Recommended by:  Roger Johnson
Comment: This book chronicles the history of the development of the PLATO computer-based education system at the University of Illinois over the period of 1960 -1980s. The 50th anniversary of this activity was celebrated with a two day event at the Computer History Museum in Mountain View CA in 2010. This system spawned many of the early ideas relating to what we now call time sharing, computer gaming, social media, modem technology, flat displays (plasma), touch input, etc. The author, Brian Dear, lived and worked in La Jolla over the 25 year period during which he researched and wrote this book. I was involved as a member of this team from 1965 through 1977 beginning as an undergraduate and leaving as a tenured professor in 1977 when I joined SAI at 1200 Prospect Street in La Jolla to help form the SAI Technology Division. I supported Brian’s efforts during his research and authoring of this book via several interviews and as a fact-checker in a number of areas. Brian now lives in Santa Fe, NM.

7/29/18
When Einstein Walked with Godel: Excursions to the Edge of Thought by Jim Holt; Farrar, Straus and Giroux; 2018

Recommended by:  Steve Dahms
Comment: A collection of Jim Holt’s elegant essays, which make big subjects — like the illusion of time — both intelligible and enticing.

7/29/18
Post-Truth by Lee McIntyre; The MIT Press; 2018

Recommended by:  Bill Hagan
Comment: McIntyre is a Research Fellow at BU and Instructor in ethics at Harvard.  He takes an objective, scientific, and even quantitative approach to explain how we arrived in a post-truth era, when “alternative facts” replace actual facts, and feelings have more weight than evidence.  He also takes on the question of what can be done to remedy the situation.

5/27/18
Black Hole Blues and Other Songs From Outer Space by Janna Levin; Knopf; March 29, 2016

Recommended by:  David Groce
Comment: Behind the scenes, the scientists, and the engineering of LIGO

5/27/18
Rise of the Rocket Girls:  The Women Who Propelled Us , From Missiles to the Moon to Mars by Nathalia Holt; Little, Brown and Company; April 5, 2016

Recommended by:  David Groce
Comment: A history of JPL and the women computers who became the top coders

5/27/18
Physics for Future Presidents: The Science Behind the Headlines by Richard R. Muller; W. W. Norton & Company; Auguat 17, 2008

Recommended by:  David Groce
Comment:  Prof.

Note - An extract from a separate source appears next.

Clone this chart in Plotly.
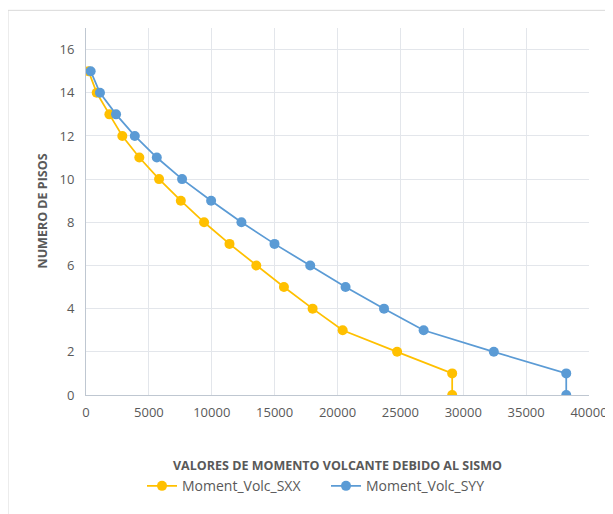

Muller is at UC Berkeley, where his class of the same title is the largest on the UCB campus. See https://www.youtube.com/watch?v=ocwxNvM6uLU

5/27/18
Now: The Physics of Time by Richard R. Muller; W. W. Norton & Company; September 20, 2016

Recommended by:  David Groce

5/27/18
The Instant Physicist: An Illustrated Guide by Richard R. Muller; W. W. Norton & Company; December 6, 2010

Recommended by:  David Groce
Comment: Surprises, paradoxes, and unexpected contradictions in physics

5/24/18
Without Warning
by Thomas Sanger; River Grove Books; 2017

Recommended by:  Bill Hagan
Comment: This historical fiction novel tells the true story of the first sinking of a ship during World War II. The ship was the passenger liner Athenia and she was sunk by a torpedo from a German U-boat on 3 September 1939.  The author will be speaking to the Lyncean Group on 14 November 2018.

5/24/18
The Science of TV’s The Big Bang Theory – Explanations Even Penny Would Understand
by Dave Zobel; ECW Press; 2015

Recommended by:  Pete Lobner
Comment:  Dave discussed his book at the 98th Lyncean Group meeting on 16 September 2015.

5/24/18
The Meaning of It All
by Richard Feynman; Basic Books; 1998

Recommended by:  Bill Hagan
Comment: Based on three lectures Feynman gave in 1963.  Free ranging discussion of lots of topics from religion to politics to science.  Easy to read and short (122 pages).

5/24/18
The Grand Design by Stephen Hawking and Leonard Mlodinow; Bantam (reprint edition); 2012

Recommended by: Pete Lobner
Comment: This is a short, but significant, book

2/11/19
Losing the Nobel Prize: A Story of Cosmology, Ambition and the Perils of Science’s Highest Honor by Brian Keating; W. W. Norton & Company; 2018

Recommended by:  Bill Hagan
Comment:  “By losing the Nobel Prize, Keating and BICEP2 has led us to an even greater victory: the recognition that there are more important things in this Universe, like scientific truths, than the fleeting glory of an earthly award.” – Forbes

Other (articles, online links, etc.)

5/24/18
“Feynman at 100”
by Paul Halpern; Nature; Vol, 557; 10 May 2018

Recommended by:  Steve Dahms
Comment: Richard Feynman died on 15 February 1988 at the age of 69.  This article celebrates his lasting legacy in the fields of the path integral formulation of quantum mechanics, quantum electrodynamics, and more.
Link: https://www.nature.com/magazine-assets/d41586-018-05082-4/d41586-018-05082-4.pdf

5/24/18
“This 3-D Color Map of 1.7 Billion Stars in the Milky Way Is the Best Ever Made”
by Megan Gannon; Space.com; 15 April 2018

Recommended by:  Pete Lobner
Comment: This extraordinary map was created by the European Space Agency’s Gaia Galaxy-Mapping Satellite, which was launched in 2013.